My adolescence was sponsored by The Sims, a life simulation game wherein success was measured by one’s ability to avoid drowning in a pool without ladders. Free time was dedicated to manifesting characters from the stranger crevices of my imagination into virtual Vitruvian men and women, except with pixelated genitalia. I would adjust their eyebrows and style their wardrobes to reflect the personality traits that came resultant of their astrological sign. Then the family unit was built, with this term encompassing individuals, couples, couples with children, platonic roommates and ~roommates~ (an alien and a burglar). Once perfected, I would drop them into an unfamiliar world with whispered hopes that they would prosper.
My obsession with this game filled the void of a prepubescent social status, but it has since returned to mind as I seek to process my existence as an adopted child.
I think of myself as a Sim. I was created as “Paola” and then was placed into Neighborhood 1 where my game began. But someone, somewhere, had second thoughts, pressed pause and decided to go back to the drawing board. They hit “delete” on my given name, changed it to “Mia” and reimagined my parents as characters who would raise me as their own despite the difference in our skin colors in a faraway Neighborhood 2. I look at this green diamond overhead indicative of my existence with gratitude, yet the dissonance between my assumed character and the one that remains unplayed is a frustrating distraction.

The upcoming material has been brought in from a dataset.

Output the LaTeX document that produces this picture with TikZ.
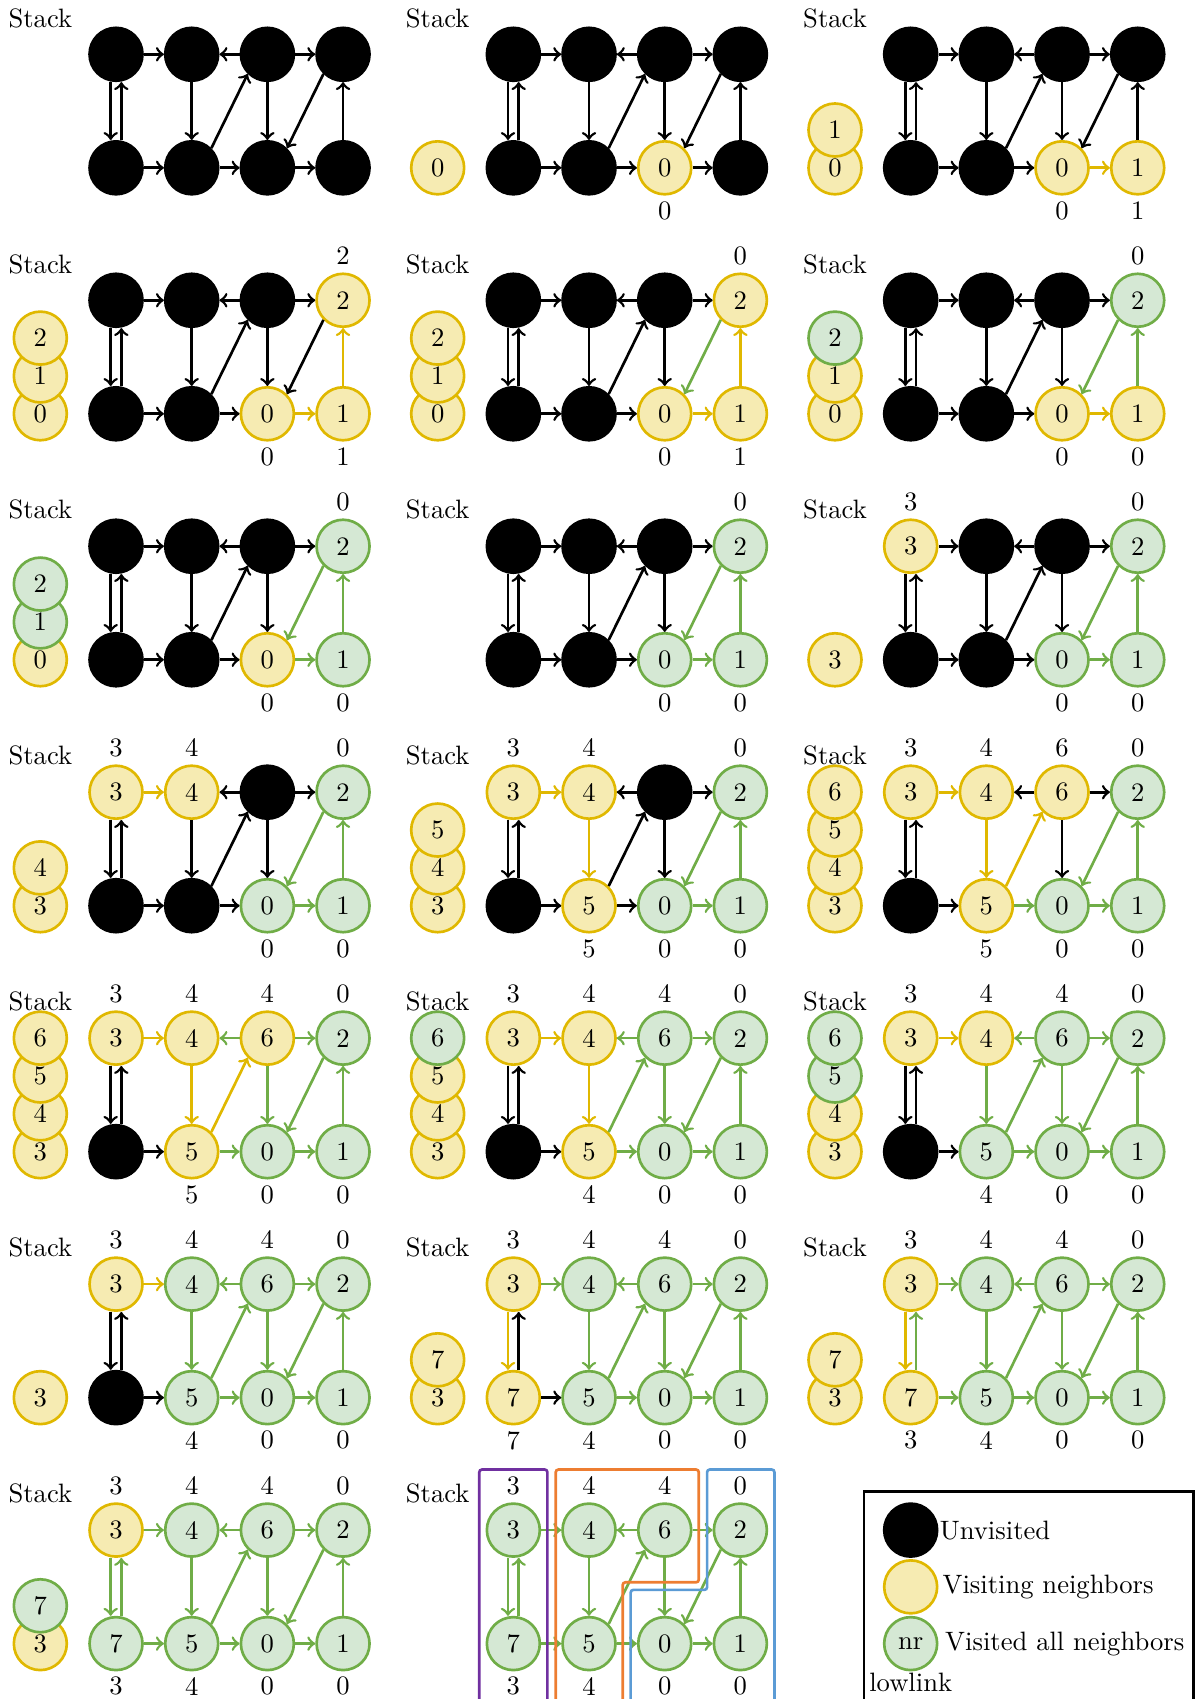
\documentclass[tikz,border=0pt]{standalone}
\usepackage{tikz}
\usetikzlibrary{positioning,calc}
\definecolor{VisLine}{HTML}{E0B800}
\definecolor{VisFill}{HTML}{F6EBB2}
\definecolor{FinLine}{HTML}{70AD47}
\definecolor{FinFill}{HTML}{D5E8D4}
\definecolor{SccPurple}{HTML}{7030A0}
\definecolor{SccOrange}{HTML}{ED7D31}
\definecolor{SccBlue}{HTML}{5B9BD5}
\tikzset{
  vertex/.style={circle,minimum size=7mm,inner sep=0pt,line width=1pt},
  unv/.style={vertex,draw=black,fill=black},
  vis/.style={vertex,draw=VisLine,fill=VisFill},
  fin/.style={vertex,draw=FinLine,fill=FinFill},
  link/.style={->,line width=1pt,draw=black},
  vis link/.style={e#1/.style={draw=VisLine}},
  fin link/.style={e#1/.style={draw=FinLine}},
  et0t1/.style={},et2t1/.style={},et2t3/.style={},et0b0/.style={},eb0t0/.style={},
  et1b1/.style={},eb1t2/.style={},et2b2/.style={},et3b2/.style={},eb3t3/.style={},
  eb0b1/.style={},eb1b2/.style={},eb2b3/.style={},
  first done/.style={fin link=t3b2,fin link=b3t3,fin link=b2b3},
  second done/.style={fin link=t1b1,fin link=b1t2,fin link=b1b2,
    fin link=t2t1,fin link=t2t3,fin link=t2b2},
  lowlab/.style={inner sep=1pt},
  scc/.style={line width=1pt,rounded corners=1pt}
}
% one step: shift, edge colours, vertices A..D/E..H as state/index/lowlink, stack bottom to top
\newcommand{\tarjanpanel}[4]{%
  \begin{scope}[shift={#1},#2]
    \foreach \st/\idx/\lowv [count=\i from 0] in {#3}{
      \pgfmathtruncatemacro{\col}{mod(\i,4)}
      \ifnum\i<4 \def\rw{t}\def\yy{0}\def\ly{0.59}\else\def\rw{b}\def\yy{-1.5}\def\ly{-2.065}\fi
      \node[\st] (\rw\col) at (\col,\yy) {\idx};
      \edef\tmp{\lowv}
      \ifx\tmp\empty\else\node[lowlab] (l\rw\col) at (\col,\ly) {\lowv};\fi
    }
    \foreach \src/\dst in {t0/t1,t2/t1,t2/t3,t1/b1,t2/b2,b3/t3,b0/b1,b1/b2,b2/b3}
      \draw[link,e\src\dst] (\src) -- (\dst);
    \draw[link,eb1t2] (b1.north east) -- (t2.south west);
    \draw[link,et3b2] (t3.south west) -- (b2.north east);
    \draw[link,et0b0] ([xshift=-2pt]t0.south) -- ([xshift=-2pt]b0.north);
    \draw[link,eb0t0] ([xshift=2pt]b0.north) -- ([xshift=2pt]t0.south);
    \if\relax\detokenize{#4}\relax\else
      \foreach \st/\idx [count=\k from 0] in {#4}
        \node[\st] (s\k) at (-1,-1.5+0.5*\k) {\idx};
    \fi
    \node (stk) at (-1,0.48) {Stack};
  \end{scope}}
\begin{document}
\begin{tikzpicture}
  \useasboundingbox (-1.533,0.7175) rectangle (14.257,-21.732);
  % row 1
  \tarjanpanel{(0,0)}{}{unv//,unv//,unv//,unv//,unv//,unv//,unv//,unv//}{}
  \tarjanpanel{(5.25,0)}{}{unv//,unv//,unv//,unv//,unv//,unv//,vis/0/0,unv//}{vis/0}
  \tarjanpanel{(10.5,0)}{vis link=b2b3}
    {unv//,unv//,unv//,unv//,unv//,unv//,vis/0/0,vis/1/1}{vis/0,vis/1}
  % row 2
  \tarjanpanel{(0,-3.25)}{vis link=b2b3,vis link=b3t3}
    {unv//,unv//,unv//,vis/2/2,unv//,unv//,vis/0/0,vis/1/1}{vis/0,vis/1,vis/2}
  \tarjanpanel{(5.25,-3.25)}{vis link=b2b3,vis link=b3t3,fin link=t3b2}
    {unv//,unv//,unv//,vis/2/0,unv//,unv//,vis/0/0,vis/1/1}{vis/0,vis/1,vis/2}
  \tarjanpanel{(10.5,-3.25)}{vis link=b2b3,fin link=b3t3,fin link=t3b2}
    {unv//,unv//,unv//,fin/2/0,unv//,unv//,vis/0/0,vis/1/0}{vis/0,vis/1,fin/2}
  % row 3
  \tarjanpanel{(0,-6.5)}{first done}
    {unv//,unv//,unv//,fin/2/0,unv//,unv//,vis/0/0,fin/1/0}{vis/0,fin/1,fin/2}
  \tarjanpanel{(5.25,-6.5)}{first done}
    {unv//,unv//,unv//,fin/2/0,unv//,unv//,fin/0/0,fin/1/0}{}
  \tarjanpanel{(10.5,-6.5)}{first done}
    {vis/3/3,unv//,unv//,fin/2/0,unv//,unv//,fin/0/0,fin/1/0}{vis/3}
  % row 4
  \tarjanpanel{(0,-9.75)}{first done,vis link=t0t1}
    {vis/3/3,vis/4/4,unv//,fin/2/0,unv//,unv//,fin/0/0,fin/1/0}{vis/3,vis/4}
  \tarjanpanel{(5.25,-9.75)}{first done,vis link=t0t1,vis link=t1b1}
    {vis/3/3,vis/4/4,unv//,fin/2/0,unv//,vis/5/5,fin/0/0,fin/1/0}{vis/3,vis/4,vis/5}
  \tarjanpanel{(10.5,-9.75)}{first done,vis link=t0t1,vis link=t1b1,vis link=b1t2,fin link=b1b2}
    {vis/3/3,vis/4/4,vis/6/6,fin/2/0,unv//,vis/5/5,fin/0/0,fin/1/0}{vis/3,vis/4,vis/5,vis/6}
  % row 5
  \tarjanpanel{(0,-13)}{first done,second done,vis link=t0t1,vis link=t1b1,vis link=b1t2}
    {vis/3/3,vis/4/4,vis/6/4,fin/2/0,unv//,vis/5/5,fin/0/0,fin/1/0}{vis/3,vis/4,vis/5,vis/6}
  \tarjanpanel{(5.25,-13)}{first done,second done,vis link=t0t1,vis link=t1b1}
    {vis/3/3,vis/4/4,fin/6/4,fin/2/0,unv//,vis/5/4,fin/0/0,fin/1/0}{vis/3,vis/4,vis/5,fin/6}
  \tarjanpanel{(10.5,-13)}{first done,second done,vis link=t0t1}
    {vis/3/3,vis/4/4,fin/6/4,fin/2/0,unv//,fin/5/4,fin/0/0,fin/1/0}{vis/3,vis/4,fin/5,fin/6}
  % row 6
  \tarjanpanel{(0,-16.25)}{first done,second done,vis link=t0t1}
    {vis/3/3,fin/4/4,fin/6/4,fin/2/0,unv//,fin/5/4,fin/0/0,fin/1/0}{vis/3}
  \tarjanpanel{(5.25,-16.25)}{first done,second done,fin link=t0t1,vis link=t0b0}
    {vis/3/3,fin/4/4,fin/6/4,fin/2/0,vis/7/7,fin/5/4,fin/0/0,fin/1/0}{vis/3,vis/7}
  \tarjanpanel{(10.5,-16.25)}{first done,second done,fin link=t0t1,vis link=t0b0,
      fin link=b0t0,fin link=b0b1}
    {vis/3/3,fin/4/4,fin/6/4,fin/2/0,vis/7/3,fin/5/4,fin/0/0,fin/1/0}{vis/3,vis/7}
  % row 7
  \tarjanpanel{(0,-19.5)}{link/.append style={draw=FinLine}}
    {vis/3/3,fin/4/4,fin/6/4,fin/2/0,fin/7/3,fin/5/4,fin/0/0,fin/1/0}{vis/3,fin/7}
  \tarjanpanel{(5.25,-19.5)}{link/.append style={draw=FinLine}}
    {fin/3/3,fin/4/4,fin/6/4,fin/2/0,fin/7/3,fin/5/4,fin/0/0,fin/1/0}{}
  % components
  \draw[scc,SccPurple] ($(t0)+(-0.45,0.8)$) rectangle ($(b0)+(0.45,-0.8)$);
  \draw[scc,SccOrange] ($(t1)+(-0.44,0.8)$) -- ($(t2)+(0.45,0.8)$) -- ($(t2)+(0.45,-0.69)$)
    -- ($(b1)+(0.445,0.81)$) -- ($(b1)+(0.445,-0.8)$) -- ($(b1)+(-0.44,-0.8)$) -- cycle;
  \draw[scc,SccBlue] ($(t3)+(-0.44,0.8)$) -- ($(t3)+(0.45,0.8)$) -- ($(b3)+(0.45,-0.8)$)
    -- ($(b2)+(-0.45,-0.8)$) -- ($(b2)+(-0.45,0.71)$) -- ($(t3)+(-0.44,-0.79)$) -- cycle;
  % legend
  \draw[line width=1pt] (9.884,-18.993) rectangle (14.235,-21.9);
  \node[unv] (lgu) at (10.5,-19.5) {};
  \node[right=-3pt of lgu] (lgut) {Unvisited};
  \node[vis] (lgv) at (10.5,-20.25) {};
  \node[right=-2pt of lgv] (lgvt) {Visiting neighbors};
  \node[fin] (lgf) at (10.5,-21) {nr};
  \node[right=-1pt of lgf] (lgft) {Visited all neighbors};
  \node[lowlab,anchor=base] (lgl) at (10.5,-21.637) {lowlink};
\end{tikzpicture}
\end{document}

First, ethnic ambiguity in the age of Rachel Dolezal riddles the question of, “Well, what are you?” “I’m an honorary Italian-American Colombian,” I reply, in full anticipation of a moving violation from the PC Police. My race became an exoskeleton for the culture that has become me, though I feel unqualified to claim either as my own. Hyphens help to straddle the selves, but they are certainly not a permanent bridge.
Then there’s guilt that comes with privileges like a college education that would have been but a dream in the beta version of my life. What’s more is the guarantee of family, a home, clothes, a computer for frivolous gaming and unconditional love. Why were these luxuries bestowed upon me, even in an afterthought? What gives for the extraneous cheat code?
This is where life diverges from the computer screen and reality crystalizes, all saturated with responsibility to prove that I am worthy of the walls that were built around me. I still race in fear of the click that might demolish them once again, scraping to find my sole purpose beyond that of a character created to entertain a brace-faced omnipresence. Yet I wonder if the search is futile. For I am not a Sim, and there isn’t a manual to clarify the reason for my place among these particular pixels. There never was one in The Sims. The fun in the game was watching what became of the bodies in the square footage that they were given.